My response was instananeous. I snorted. I snorted a long, heaving snort of absolute disgust. That line cannot possibly work on people. If I thought he might have been geniune for even a moment, I would have graciously thanked him for the compliment but living here, I’ve heard it all. The obese black woman who dresses herself in hefty bags in downtown San Francisco would have gotten the same line. I felt like I needed to take a shower.
In the end, I settled for a very chi-chi restaurant that had the most tempting menu. I settled on the peach-pistachio green salad with champagne vinegarette and the boneless spare rib with polenta in a red wine reduction. The salad was okay – the best part was that it came stacked in a square tower and the server accidently toppled it prematurely and he apologized. The spare rib… well, that spare rib was something else.

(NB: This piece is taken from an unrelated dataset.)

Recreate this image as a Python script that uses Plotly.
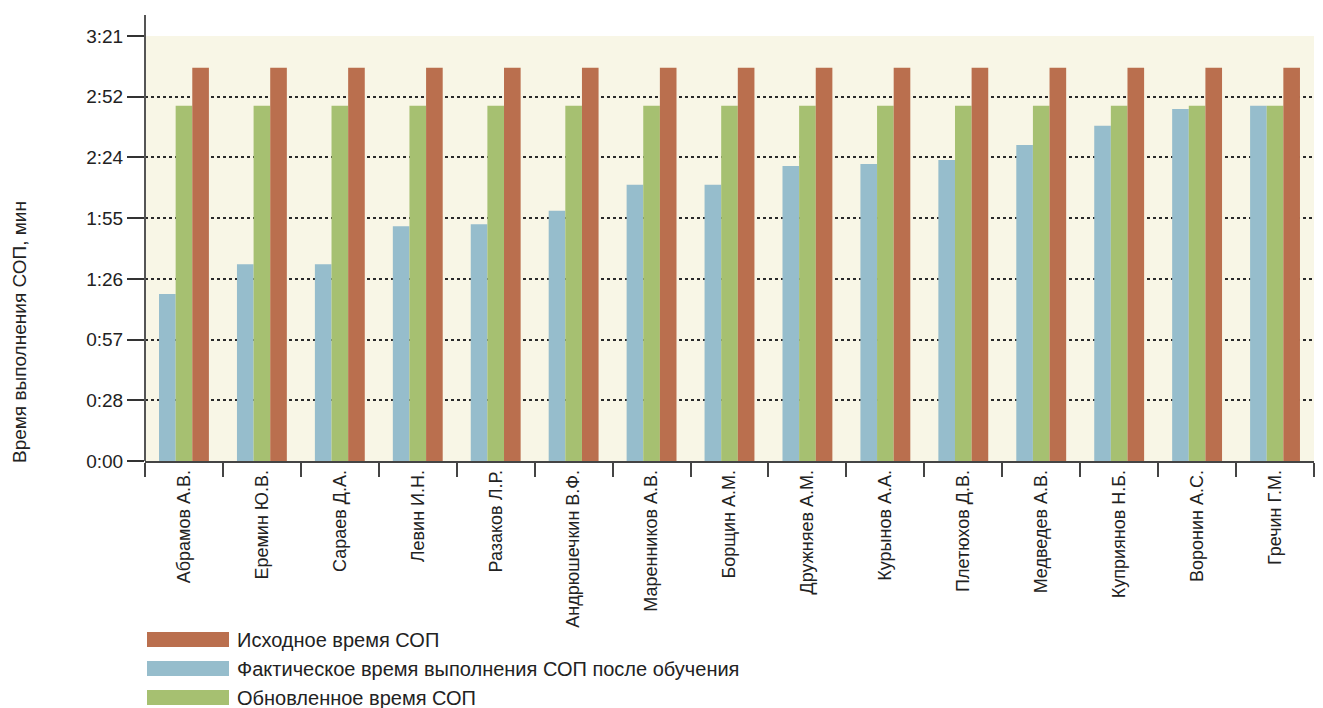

That was the kind of spare rib you take home to meet your parents. It was the kind of spare rib that would like cheat off your chem test. I ate the entire thing with a fork and I could have eaten it with a spoon, it was so succulent and tender.
So I sat at my table in the fishbowl restaurant, watching the people walk along the marina boardwalk. I admired the yachts and watched the fireworks from the pirate ship (yes, we have a real pirate ship and it sets off fireworks every single night) and in this beautiful restaurant with this amazing food and perhaps one or two stiff, stiff drinks, and I thought about what my mortal enemies were doing at that very moment. If you’ve ever seen the Grinch, you can probably picture the smile that crept across my face until I was a grinning idiot. Yes, my mortal enemies are all freezing their asses off in their drafty hovels while I dine on what could have been the spare rib of an angel in the pretty, pretty marina. I cannot express how much joy that gave me, seeing as I am a small and petty person, you can imagine a great deal of joy.
That is why, my darlings, this blog is called what it is.
I have some cow pictures for you that I will post tomorrow. Now I am going to kill super mutants with rocket launchers.